We've spent the last seven years knowing the amount needed but haven't dented it. We will probably spend twice what is needed on stadiums. Conclusion: The city has its governmental and business priorities. They are not the benefit of the people. In fact, when one recalls the endless Larry Flynt fiascoes or remembers the Maplethorpe scandal, the realization that the federal government might actually be protecting us from the local or state government becomes a big revelation. Ironically, what should be a smaller, friendlier body of regulators either automatically lets things go the way of corporate intent or has a very warped view of how to run a city efficiently and effectively. What do they really do for us anyway; I can't tell. Can you?

As individuals, then, who are we?

We sit around in urban sprawl with the worst air quality in the nation. We refuse to look ahead but then scream when something happens to us. Most of us don't do any daily informative reading or study about our environment, our nation, our debates or the complicated and sometimes unscrupulous give and take surrounding us.

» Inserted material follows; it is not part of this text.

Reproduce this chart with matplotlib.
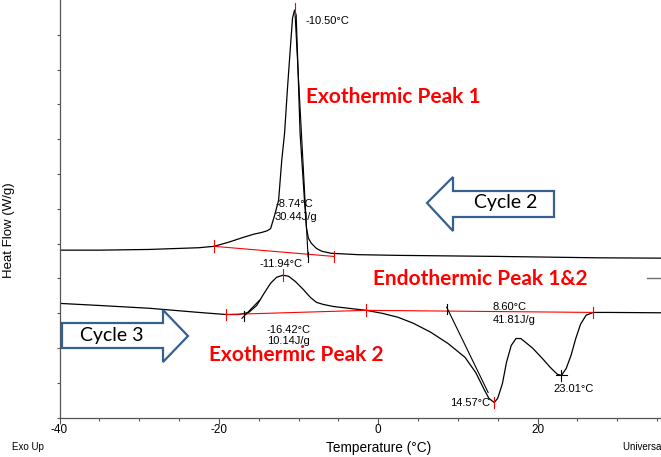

We live in corporately promoted filth and expect miracle cures for the effects on our bodies. Yet, we like to complain when government and big business run our lives. In fact, as we passively accept a more plastic world, those entities can and do control our lives. Even those truly smart, even the geniuses, throw up their hands in dismay, running from public "service" into profit-making modes or into the reclusive environments of academia and science. But all modes ultimately work together. Motives once described by words like loyalty, endurance, insight and faith are now summed up by the words "in God we trust," printed on paper money.

There are many ways we are stupid, in many forums, through many mechanisms. If we all had the ability to look back at our own lives at age 203, we could probably see our manifest stupidity. Some might take until 300 years of age. Individuals with true insight are rare, and even they are not always heroic. A lot of them just hide.

Collectively, we complain and blame. Despite our successes, we remain willfully stupid. While we keep glaring around us through the barrage of radiating waves containing a greater and greater percentage of useless information and hyperlinks, we hide what's inside. So we remain stupid within ourselves. What this is: The failure of us to promote an approach of insight and depth over puddles and fluff.

It's like the recent movie with two heroes, Dumb and Dumber. Teen-agers love that movie — maybe because they realize that it's far from being the dumbest thing around.